Hailing from an urban landscape of skyscrapers and mountain mist, he found the ruses that conjured the sweltering Caribbean plantations of Macondo were no use to him. He chose mentors in Joyce, Philip Roth, Saul Bellow. Joseph Conrad was key, particularly "his obsessive idea that novels go into dark places and come back with the news. It's not necessarily geographical," he says, "but shedding light on dark places of the soul."

The Informers (2004), published in a translation by Anne McLean in 2008, nods to Conrad's Under Western Eyes and The Secret Agent. A morally complex thriller set in the late Eighties and Nineties in Colombia, it looks back to the Forties and the Second World War, when the government unjustly interned German nationals on the basis of murky blacklists and spying, during a period of zealous realignment with Washington. One character plagiarises Gaitán's speeches, while, for a Jewish refugee, the Bogotázo riots are a terrifying echo of Kristallnacht. Vásquez's interest is in exploring "dark corners of Colombian history that have made us what we are now". He was named one of the Bogotá 39 — Latin America's top writers under 40 — when the city was Unesco world book capital in 2007.

The Secret History of Costaguana, orginally published in 2007 and recently by Bloomsbury in translation, is a humorous, picaresque novel of adventure and a knowing take on a family saga. Set in 19th- and early 20th-century Colombia and London, it probes the political intrigue that mired the building of the Panama canal, complete with financial crash and intervention by the United States. But it is posed as a bitter, playful riposte to Conrad's Nostromo.

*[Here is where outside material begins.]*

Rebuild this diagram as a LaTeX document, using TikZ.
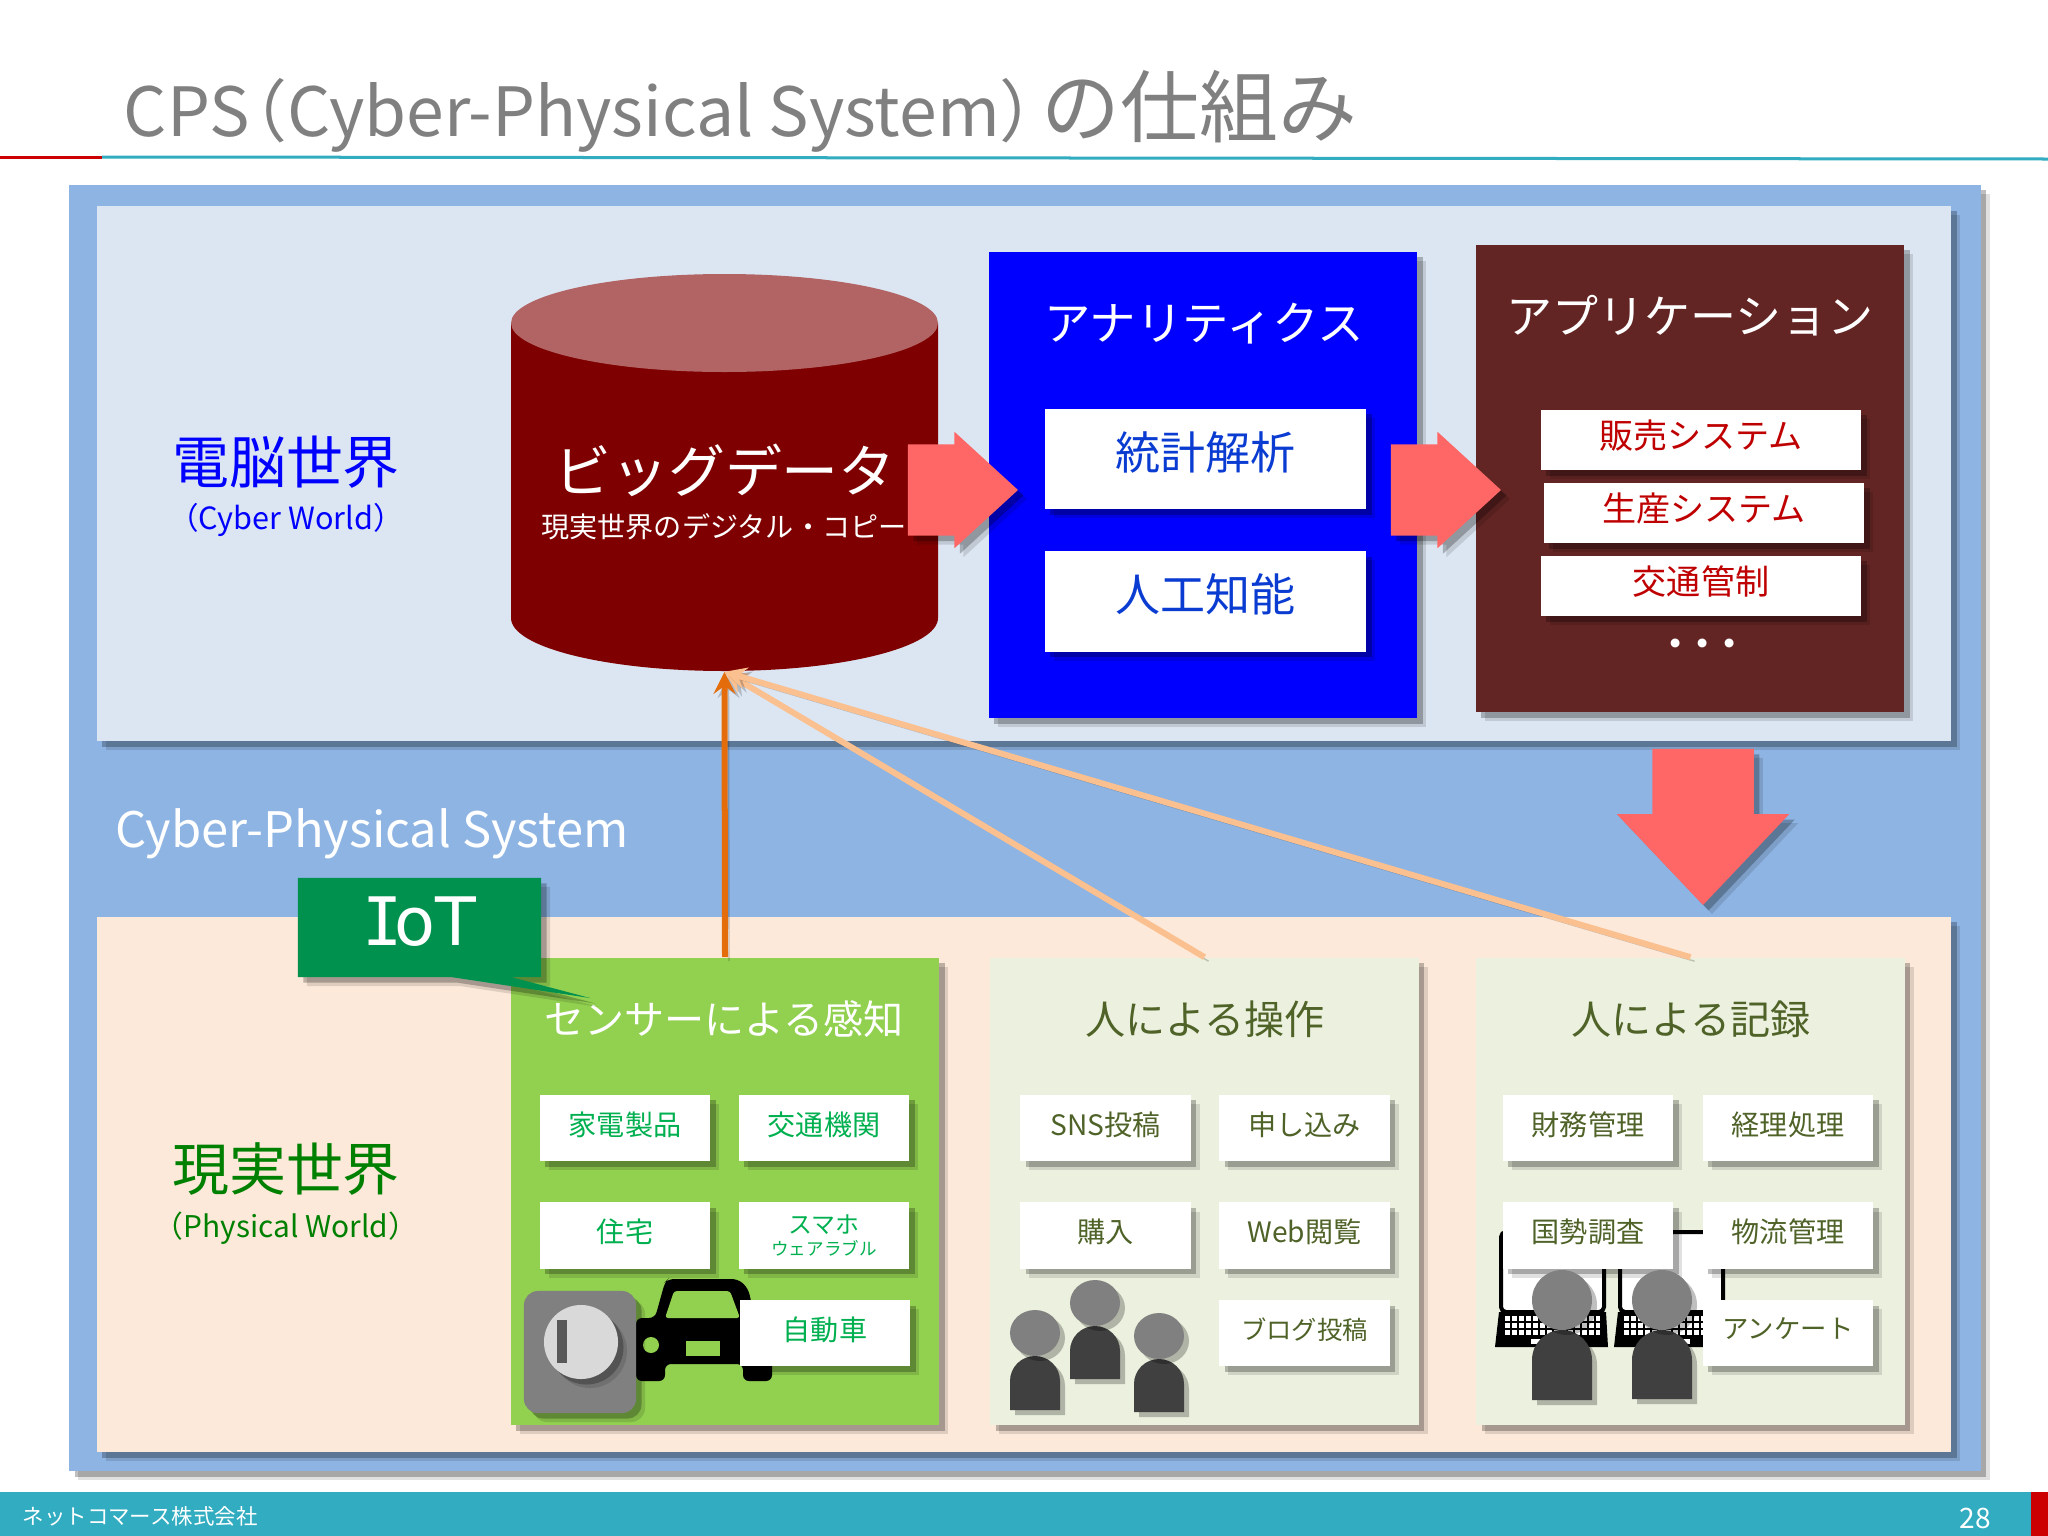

Vásquez was born in 1973 and had a "wild, rural upbringing" on the northern outskirts of Bogotá. His father was a lawyer (as is his younger sister), who expected him to join his law firm, though "he couldn't complain — he had force-fed me novels". During the World Cup in Spain when he was 9 and "football was my life", his father paid him to translate a biography of Pelé into Spanish: "It nourished my relationship with books and the English language." He went to Bogotá's Anglo-Colombian school, then did a law degree at Bogotá university but was already set on a literary career.

It struck him recently that he grew up in tandem with the drug wars. Increasingly harsh American laws "built the drug business". His adolescence coincided with the most violent period of the 1980s and early 1990s, when rival cartels fought the state with terrorism.

He left Bogotá not only to escape a violent city but to write, living in France and Belgium and, when he married in 1999, moving to Spain. Studying Latin American literature at the Sorbonne, he wrote two novels that he more or less disowns.

Literary boom

Barcelona was the engine of the 1960s boom, when books by Latin Americans were published in Spain and exported, making them accessible for the first time outside their own countries. Vásquez reveres the late Catalan publisher Carlos Barral as "the first to recognise what young Latin Americans were doing".

Vásquez's Costaguana identifies the origins of the split between liberals and conservatives in a 19th-century battle between anticlericals and obscurantists, at a time of a thriving free press and a democratic constitution. "If historical novels don't comment on the present, I don't see the point," he says.

Since 2007 Vásquez has written a weekly column for the Colombian newspaper El Espectador and finds political debate "addictive: A novel is about asking questions but as a columnist you love certainty".

Those Colombian readers who congratulate Vásquez on avoiding the topic that most soils their image ("I smile and say, ‘thank you'") may be in for a shock. His next novel will be a "private history of drugs". "Narco-realists" such as Fernando Vallejo, whose Our Lady of the Assassins depicted a teenage sicario — an assassin for a cartel — have tackled the trade head-on. But Vásquez wants a larger canvas and to "rescue the narrative of the drug wars from cheap melodrama and simplistic Hollywood films". His ambition will be to show "how the drug trade affects somebody not involved in it; somebody who — like me — has never seen a gram of coke in his life".